» DIRECTION: All of the data below should be written out exactly.

» DATA EXCERPT:

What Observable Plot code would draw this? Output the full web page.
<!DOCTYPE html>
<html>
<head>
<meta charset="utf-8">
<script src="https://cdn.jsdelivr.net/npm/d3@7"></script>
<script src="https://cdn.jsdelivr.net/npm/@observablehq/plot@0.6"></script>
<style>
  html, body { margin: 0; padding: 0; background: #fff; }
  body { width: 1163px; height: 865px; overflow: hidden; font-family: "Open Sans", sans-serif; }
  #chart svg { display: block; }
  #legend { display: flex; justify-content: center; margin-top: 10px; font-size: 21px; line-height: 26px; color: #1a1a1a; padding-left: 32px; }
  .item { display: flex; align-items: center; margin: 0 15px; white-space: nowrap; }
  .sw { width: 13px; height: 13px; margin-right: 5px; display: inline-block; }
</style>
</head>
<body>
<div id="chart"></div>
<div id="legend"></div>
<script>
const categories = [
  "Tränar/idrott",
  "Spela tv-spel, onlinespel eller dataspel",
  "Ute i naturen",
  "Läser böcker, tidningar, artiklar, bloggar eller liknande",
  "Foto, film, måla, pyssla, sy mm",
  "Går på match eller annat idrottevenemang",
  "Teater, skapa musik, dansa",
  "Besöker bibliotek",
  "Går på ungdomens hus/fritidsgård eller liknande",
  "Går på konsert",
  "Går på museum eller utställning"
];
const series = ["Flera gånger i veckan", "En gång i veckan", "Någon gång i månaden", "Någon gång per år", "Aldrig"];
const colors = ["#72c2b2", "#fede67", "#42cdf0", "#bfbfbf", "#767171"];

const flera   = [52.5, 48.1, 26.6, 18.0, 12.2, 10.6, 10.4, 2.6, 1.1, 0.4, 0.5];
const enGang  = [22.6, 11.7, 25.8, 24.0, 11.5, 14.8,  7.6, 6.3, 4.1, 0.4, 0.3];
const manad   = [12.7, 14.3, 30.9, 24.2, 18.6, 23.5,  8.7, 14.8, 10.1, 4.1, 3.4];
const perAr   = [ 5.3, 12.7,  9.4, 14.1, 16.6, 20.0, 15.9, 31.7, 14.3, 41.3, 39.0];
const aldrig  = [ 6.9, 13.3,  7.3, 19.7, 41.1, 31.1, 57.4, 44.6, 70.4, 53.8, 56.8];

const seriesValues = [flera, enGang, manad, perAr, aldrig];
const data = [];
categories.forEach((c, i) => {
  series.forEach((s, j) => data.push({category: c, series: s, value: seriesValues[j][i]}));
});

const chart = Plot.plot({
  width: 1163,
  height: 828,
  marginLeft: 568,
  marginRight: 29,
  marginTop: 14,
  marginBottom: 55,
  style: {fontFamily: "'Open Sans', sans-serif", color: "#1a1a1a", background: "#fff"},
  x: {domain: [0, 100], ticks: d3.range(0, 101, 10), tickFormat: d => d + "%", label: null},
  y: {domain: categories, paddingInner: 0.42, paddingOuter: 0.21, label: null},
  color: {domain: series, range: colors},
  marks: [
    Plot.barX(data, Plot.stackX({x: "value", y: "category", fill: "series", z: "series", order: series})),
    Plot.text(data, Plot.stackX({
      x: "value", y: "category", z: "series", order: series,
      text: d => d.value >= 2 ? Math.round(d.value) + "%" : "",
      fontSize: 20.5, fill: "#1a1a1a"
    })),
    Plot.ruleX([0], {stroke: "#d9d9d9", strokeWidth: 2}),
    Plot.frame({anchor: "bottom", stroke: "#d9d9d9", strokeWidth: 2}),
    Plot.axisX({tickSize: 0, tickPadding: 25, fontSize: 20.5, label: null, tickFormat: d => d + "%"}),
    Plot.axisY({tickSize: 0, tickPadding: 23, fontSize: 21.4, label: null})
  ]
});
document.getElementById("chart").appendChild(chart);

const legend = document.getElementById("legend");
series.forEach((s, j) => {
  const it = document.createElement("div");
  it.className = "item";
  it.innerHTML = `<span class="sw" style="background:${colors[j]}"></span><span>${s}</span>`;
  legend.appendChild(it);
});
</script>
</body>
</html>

» TASK ANSWER:
What Observable Plot code would draw this? Output the full web page.
<!DOCTYPE html>
<html>
<head>
<meta charset="utf-8">
<script src="https://cdn.jsdelivr.net/npm/d3@7"></script>
<script src="https://cdn.jsdelivr.net/npm/@observablehq/plot@0.6"></script>
<style>
  html, body { margin: 0; padding: 0; background: #fff; }
  body { width: 1163px; height: 865px; overflow: hidden; font-family: "Open Sans", sans-serif; }
  #chart svg { display: block; }
  #legend { display: flex; justify-content: center; margin-top: 10px; font-size: 21px; line-height: 26px; color: #1a1a1a; padding-left: 32px; }
  .item { display: flex; align-items: center; margin: 0 15px; white-space: nowrap; }
  .sw { width: 13px; height: 13px; margin-right: 5px; display: inline-block; }
</style>
</head>
<body>
<div id="chart"></div>
<div id="legend"></div>
<script>
const categories = [
  "Tränar/idrott",
  "Spela tv-spel, onlinespel eller dataspel",
  "Ute i naturen",
  "Läser böcker, tidningar, artiklar, bloggar eller liknande",
  "Foto, film, måla, pyssla, sy mm",
  "Går på match eller annat idrottevenemang",
  "Teater, skapa musik, dansa",
  "Besöker bibliotek",
  "Går på ungdomens hus/fritidsgård eller liknande",
  "Går på konsert",
  "Går på museum eller utställning"
];
const series = ["Flera gånger i veckan", "En gång i veckan", "Någon gång i månaden", "Någon gång per år", "Aldrig"];
const colors = ["#72c2b2", "#fede67", "#42cdf0", "#bfbfbf", "#767171"];

const flera   = [52.5, 48.1, 26.6, 18.0, 12.2, 10.6, 10.4, 2.6, 1.1, 0.4, 0.5];
const enGang  = [22.6, 11.7, 25.8, 24.0, 11.5, 14.8,  7.6, 6.3, 4.1, 0.4, 0.3];
const manad   = [12.7, 14.3, 30.9, 24.2, 18.6, 23.5,  8.7, 14.8, 10.1, 4.1, 3.4];
const perAr   = [ 5.3, 12.7,  9.4, 14.1, 16.6, 20.0, 15.9, 31.7, 14.3, 41.3, 39.0];
const aldrig  = [ 6.9, 13.3,  7.3, 19.7, 41.1, 31.1, 57.4, 44.6, 70.4, 53.8, 56.8];

const seriesValues = [flera, enGang, manad, perAr, aldrig];
const data = [];
categories.forEach((c, i) => {
  series.forEach((s, j) => data.push({category: c, series: s, value: seriesValues[j][i]}));
});

const chart = Plot.plot({
  width: 1163,
  height: 828,
  marginLeft: 568,
  marginRight: 29,
  marginTop: 14,
  marginBottom: 55,
  style: {fontFamily: "'Open Sans', sans-serif", color: "#1a1a1a", background: "#fff"},
  x: {domain: [0, 100], ticks: d3.range(0, 101, 10), tickFormat: d => d + "%", label: null},
  y: {domain: categories, paddingInner: 0.42, paddingOuter: 0.21, label: null},
  color: {domain: series, range: colors},
  marks: [
    Plot.barX(data, Plot.stackX({x: "value", y: "category", fill: "series", z: "series", order: series})),
    Plot.text(data, Plot.stackX({
      x: "value", y: "category", z: "series", order: series,
      text: d => d.value >= 2 ? Math.round(d.value) + "%" : "",
      fontSize: 20.5, fill: "#1a1a1a"
    })),
    Plot.ruleX([0], {stroke: "#d9d9d9", strokeWidth: 2}),
    Plot.frame({anchor: "bottom", stroke: "#d9d9d9", strokeWidth: 2}),
    Plot.axisX({tickSize: 0, tickPadding: 25, fontSize: 20.5, label: null, tickFormat: d => d + "%"}),
    Plot.axisY({tickSize: 0, tickPadding: 23, fontSize: 21.4, label: null})
  ]
});
document.getElementById("chart").appendChild(chart);

const legend = document.getElementById("legend");
series.forEach((s, j) => {
  const it = document.createElement("div");
  it.className = "item";
  it.innerHTML = `<span class="sw" style="background:${colors[j]}"></span><span>${s}</span>`;
  legend.appendChild(it);
});
</script>
</body>
</html>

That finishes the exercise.